Ainsi la santé du sujet serait « cadrée » dès l’adolescence !
Réagir vite.
Cependant, ce danger quoi que réel, est très difficile à cerner car les paradigmes en cours pour juger de la toxicité d’une substance sont obsolètes, pour 2 raisons : ils ne s’appliquent pas à la toxicité chronique ; on ne dispose d’aucun moyen de juger des risques dépendant de la sommation de ces substances que l’on est encore incapable de mesurer dans leur ensemble.

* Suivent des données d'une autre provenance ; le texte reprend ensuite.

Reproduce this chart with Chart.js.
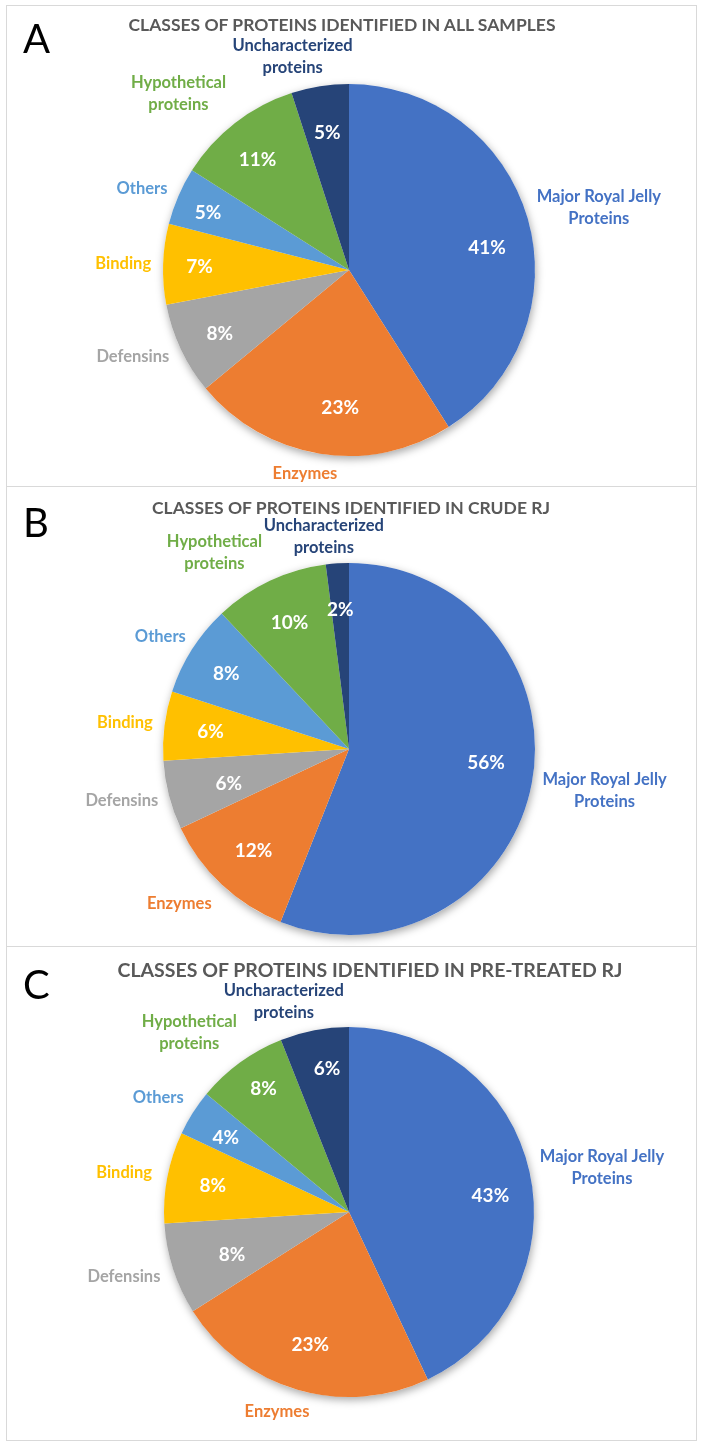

La nécessité de réagir vite est donc indéniable. On peut cependant regretter la quasi-absence, dans l’ensemble des conférences, de réflexions globalisantes : c’est-à-dire sur les effets bénéfiques apportés à l’humanité par les substances citées, qu’il est difficile de nier en bloc sans dire du même coup que la recherche n’est le fait que de docteurs Folamour. Il est donc souhaitable de prendre en compte l’urgence des décisions sans que la vision soit à sens unique.
Ce colloque s’est tenu sous les auspices du groupe Santé environnementale de l’Assemblée nationale. Le président en est le député Gérard Bapt. Cela augure bien des suites qui lui seront données.